HALIFAX, Nova Scotia — A new study will help identify optimal locations, technology and scientific approaches to maximize the effectiveness of whale monitoring in and around a major Canadian shipping region with the goal of mitigating ship strike risk.
The study, led by Prof. Kim Davies (University of New Brunswick), uses autonomous underwater gliders and fixed moorings, both equipped with digital acoustic monitoring devices, to locate whales in the Honguedo Strait, between Anticosti Island and the northern Gaspé Peninsula in the Gulf of St. Lawrence.
Gliders listen to, and report, the calls of blue, sei, fin, humpback, and North Atlantic right whales in near real-time using technology developed by collaborators at Woods Hole Oceanographic Institution.
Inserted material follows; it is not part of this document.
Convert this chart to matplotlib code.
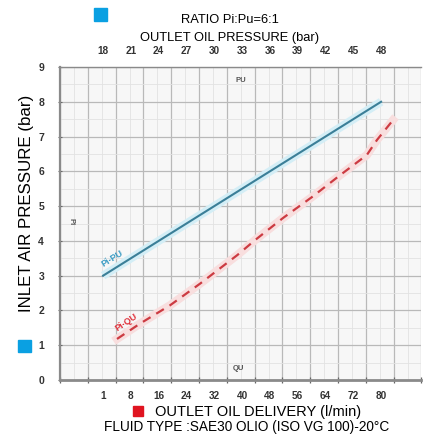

It is one of the only systems in Canada that monitors North Atlantic right whales in near real-time, but local environmental factors can strongly influence glider “flight” and the efficacy of this and other systems which rely on detecting and differentiating whale sounds from other sources of noise. In addition, while the gliders represent no risk to vessel traffic, they can be damaged in a collision with a ship. So far, the gliders have proven up to the task, and are able to maintain their navigational path in this high current environment.
“The instruments deployed in early September have performed really well so far, and have detected fin, and sei whales in the Honguedo Strait. These data will allow us to measure the presence of endangered whales in and around the shipping corridor, and learn how best to use the technology to support ship strike mitigation efforts”, says Davies.
Slocum Gliders, manufactured by Teledyne Webb Research, move by changing buoyancy while short wings translate vertical motion into forward movement.
The glider will profile vertically between the surface and depths up to 200 metres, continuously recording acoustic data.
Autonomous Multichannel Acoustic Recorder (AMAR) moorings, manufactured by JASCO Applied Sciences, provide critical ground-truthing data for the gliders in high- and low-noise (e.g shipping) environments.
The international team, comprised of scientists from the University of New Brunswick, Dalhousie University, Ocean Tracking Network, Woods Hole Oceanographic Inst., JASCO Applied Sciences and Teledyne Webb Research, hopes that fine-tuning whale monitoring systems in the Honguedo Strait will help support dynamic management of these and other shipping lanes in Canada to reduce the interactions between marine mammals and vessels. Vessel strikes are one of the known threats to endangered whales in Canada, in particular the North Atlantic right whale.
Transport Canada is supporting the two-month mission during which the glider, deployed in the Gulf of St. Lawrence near Rivière-au-Renard on September 4, will complete 16-20 transects of a 65 kilometre section of the Honguedo Strait. A preliminary report may be possible in early 2020. Validated detections will be disseminated via automated systems, including the publicly accessible WhaleMap.